Now using the square root (e.g., sqrt(x)) is  a transformation that has a moderate effect on distribution shape. It is generally used to reduce right skewed data. Finally, the square root can be applied on zero values and is most commonly used on counted data.

In [None]:
# Python Square root transformation
df.insert(len(df.columns), 'A_Sqrt',
         np.sqrt(df.iloc[:,0]))

# Square root transormation on left skewed data in Python:
df.insert(len(df.columns), 'C_Sqrt',
         np.sqrt(max(df.iloc[:, 2]+1) - df.iloc[:, 2])) # Here we have to reverse the distribution


#### Log transformation
The logarithmic is a strong transformation that has a major effect on distribution shape. 
This technique is, as the square root method, oftenly used for reducing right skewness. 
It can not be applied to zero or negative values.

In [None]:
# Python log transform
df.insert(len(df.columns), 'B_log',
         np.log(df['Highly Positive Skew']))

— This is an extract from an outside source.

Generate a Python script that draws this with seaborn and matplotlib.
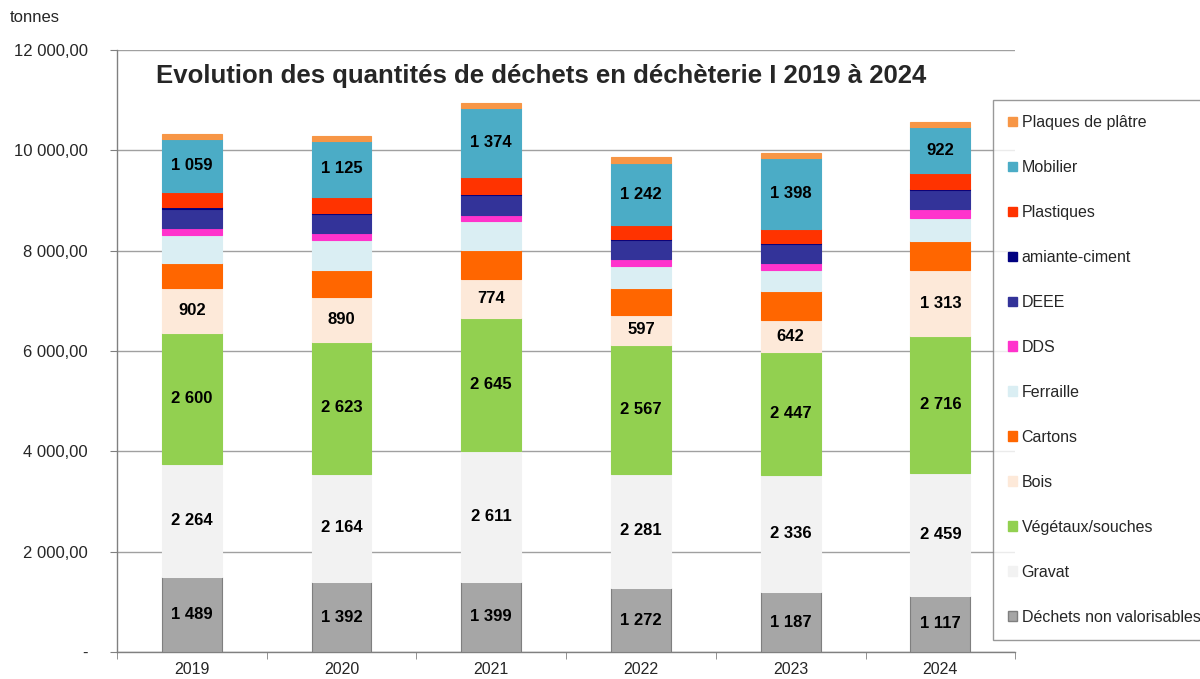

df.insert(len(df.columns), 'C_log',
         np.log(max(df.iloc[:, 2] + 1) - df.iloc[:, 2]))

#### Box-Cox Transformation
The Box Cox transformation is named after statisticians George Box and Sir David Roxbee Cox who collaborated on a 1964 paper and developed the technique.
Formula:
* y(λ) = (yλ – 1) / λ  if y ≠ 0
* y(λ) = log(y)  if y = 0

This is a procedure to identify a suitable exponent (Lambda) to use to transform skewed data.

In [None]:
# Box-Cox Transformation in Python
df.insert(len(df.columns), 'A_Boxcox', 
              scipy.stats.boxcox(df.iloc[:, 0])[0])

In [None]:
df.agg(['skew']).transpose()

**NB!** If you get the “ValueError: Data must be positive” while using either np.sqrt(), np.log() or SciPy’s boxcox() it is because your dependent variable contains negative numbers. To solve this, you can reverse the distribution.

# Exercise

1. Load the "Titanic" dataset (url = 'https://raw.githubusercontent.com/ZIFODS/Training/master/data/data_titanic.csv').
2. Delete the row with Age missing values. How many records remained?
3. Apply clipping method to Age column using 0.1 and 0.8 quantiles for lower and upper limits. How many values are replaced with upper limit?
4. What type of skewness column "Fate" has?
5. Quantile Transform column "Fare". What value in the "Fare" column correspond to PassenderId equals 6 (rounded to two decimal places)?